JOHN STEVENSON

Private, 17604, 23rd Company, Machine Gun Corps
Killed in Action on 27 October 1916 near Méaulte, Somme, France, aged 24
Buried in Grove Town Cemetery, Méaulte, Grave II.B.16
 

Grove Town Cemetery, Méaulte

Private John Stevenson was born in Hartfield in 1892. It is possible he may have lived at Furnace Farm, Newbridge, Coleman's Hatch. He was the son of Leonard John (1870-1920) and Elizabeth Stevenson, née Divall (1868-1925). They had married in East Grinstead in 1892, but by then John may already have been born. In 1901 the couple were enumerated in Lancashire with John and a daughter Winifred, born in 1896 at Hammerwood, Sussex, listed. In 1911 the family was enumerated in Kent with two further daughters, Violet, born in Newton, Lancashire in 1902 and Mary, born in Lee, Kent in 1904. John's brother George Stevenson (who was baptised in 1893 and seems to have been brought up by his grandparents) was killed in action near Laventie, Pas de Calais, on 5 July 1916. John's parents died soon after the war in the London area: his father died in March 1920 in Greenwich and his mother died in March 1925 in Lewisham.

John's mother, Elizabeth, was the eldest of seven children. Her sister, Ada (1874-1957), was married to Jesse Wheatley (1874-1924), a tile maker, and they lived in Hartfield in 1911. (Ada's brother, Reginald Divall, died at Ypres in 1917, while one of Ada and Jesse's children, Charlie Wheatley, died shortly after the war while serving with the Royal Navy at Portsmouth.) Elizabeth's brother, Robert, was a coachman in Ringmer in 1911, and another sister, Maude, was a caretaker in Eastbourne, married to Alfred Young, a plumber.

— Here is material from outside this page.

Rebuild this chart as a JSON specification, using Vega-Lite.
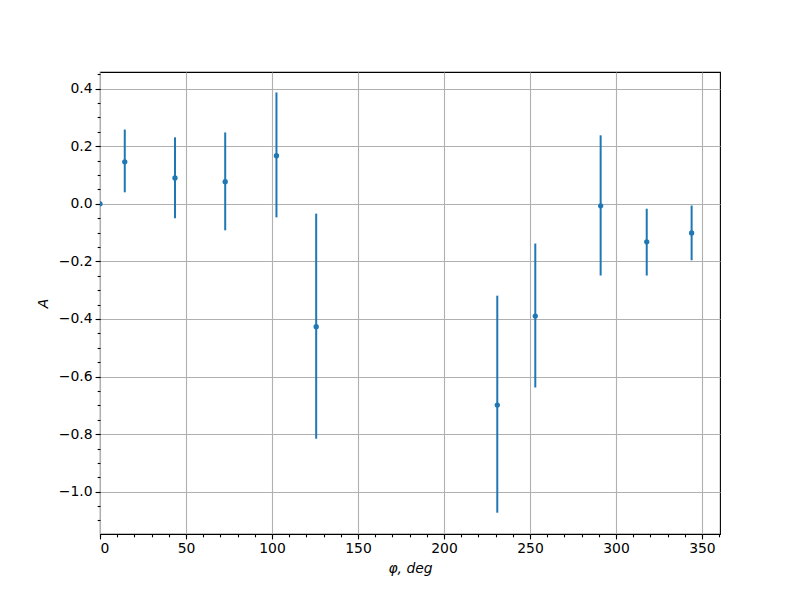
{
  "$schema": "https://vega.github.io/schema/vega-lite/v6.json",
  "width": 620,
  "height": 462,
  "autosize": {"type": "none"},
  "padding": {"left": 100, "top": 72, "right": 80, "bottom": 66},
  "background": "white",
  "config": {
    "view": {"stroke": "black", "strokeWidth": 1.1},
    "axis": {
      "domain": false,
      "tickColor": "black",
      "tickWidth": 1.1,
      "labelColor": "black",
      "labelFont": "DejaVu Sans",
      "labelFontSize": 13.9,
      "titleFont": "DejaVu Sans",
      "titleFontSize": 13.9,
      "titleFontWeight": "normal",
      "titleFontStyle": "italic",
      "titleColor": "black"
    }
  },
  "data": {
    "values": [
      {"phi": 0.0, "A": 0.0, "lo": 0.0, "hi": 0.0},
      {"phi": 14.4, "A": 0.146, "lo": 0.040, "hi": 0.258},
      {"phi": 43.6, "A": 0.090, "lo": -0.050, "hi": 0.231},
      {"phi": 72.8, "A": 0.077, "lo": -0.092, "hi": 0.248},
      {"phi": 102.6, "A": 0.167, "lo": -0.047, "hi": 0.387},
      {"phi": 125.7, "A": -0.427, "lo": -0.816, "hi": -0.034},
      {"phi": 231.0, "A": -0.699, "lo": -1.073, "hi": -0.319},
      {"phi": 253.1, "A": -0.390, "lo": -0.638, "hi": -0.138},
      {"phi": 291.1, "A": -0.007, "lo": -0.249, "hi": 0.238},
      {"phi": 317.9, "A": -0.132, "lo": -0.249, "hi": -0.017},
      {"phi": 344.0, "A": -0.101, "lo": -0.196, "hi": -0.006}
    ]
  },
  "layer": [
    {
      "mark": {"type": "rule", "color": "#1f77b4", "strokeWidth": 2, "clip": true},
      "encoding": {
        "x": {
          "field": "phi", "type": "quantitative",
          "scale": {"domain": [0, 360.5], "nice": false, "zero": false},
          "axis": {
            "orient": "bottom", "title": null, "labels": false, "grid": false,
            "tickSize": 2.8,
            "values": [0,10,20,30,40,50,60,70,80,90,100,110,120,130,140,150,160,170,180,190,200,210,220,230,240,250,260,270,280,290,300,310,320,330,340,350,360]
          }
        },
        "y": {
          "field": "lo", "type": "quantitative",
          "scale": {"domain": [-1.147, 0.458], "nice": false, "zero": false},
          "axis": {
            "orient": "left", "title": null, "labels": false, "grid": false,
            "tickSize": 2.8,
            "values": [-1.1,-1.05,-1.0,-0.95,-0.9,-0.85,-0.8,-0.75,-0.7,-0.65,-0.6,-0.55,-0.5,-0.45,-0.4,-0.35,-0.3,-0.25,-0.2,-0.15,-0.1,-0.05,0,0.05,0.1,0.15,0.2,0.25,0.3,0.35,0.4,0.45]
          }
        },
        "y2": {"field": "hi"}
      }
    },
    {
      "mark": {"type": "circle", "color": "#1f77b4", "size": 28, "opacity": 1, "clip": true},
      "encoding": {
        "x": {
          "field": "phi", "type": "quantitative",
          "axis": {
            "orient": "bottom", "title": "φ, deg", "grid": true,
            "gridColor": "#b0b0b0", "gridWidth": 1.1,
            "tickSize": 4.9, "labelPadding": 3, "titlePadding": 6,
            "values": [0, 50, 100, 150, 200, 250, 300, 350],
            "format": "d"
          }
        },
        "y": {
          "field": "A", "type": "quantitative",
          "axis": {
            "orient": "left", "title": "A", "grid": true,
            "gridColor": "#b0b0b0", "gridWidth": 1.1,
            "tickSize": 4.9, "labelPadding": 3, "titlePadding": 8,
            "values": [-1.0, -0.8, -0.6, -0.4, -0.2, 0.0, 0.2, 0.4],
            "format": ".1f"
          }
        }
      }
    }
  ],
  "resolve": {"axis": {"x": "independent", "y": "independent"}}
}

John's uncle Harold was listed in the 1911 census as a musician serving with the 1st Battalion of the Royal Sussex Regiment based in India. He had originally enlisted in 1906. He was a butcher by trade prior to enlisting.

John Stevenson's pre-war occupation was as a regular soldier. He enlisted at New Cross, London. He is listed in the 1911 census as serving in the 1st West Yorkshire Regiment as a private.

The 23rd Machine Gun Corps Division was established in September 1914 as part of Army Order 388 authorising Kitchener's Third New Army, K3. The units of the division began to assemble at Bullswater (68th Brigade) and Frensham (69th and 70th Brigades and RE) in Hampshire in September 1914.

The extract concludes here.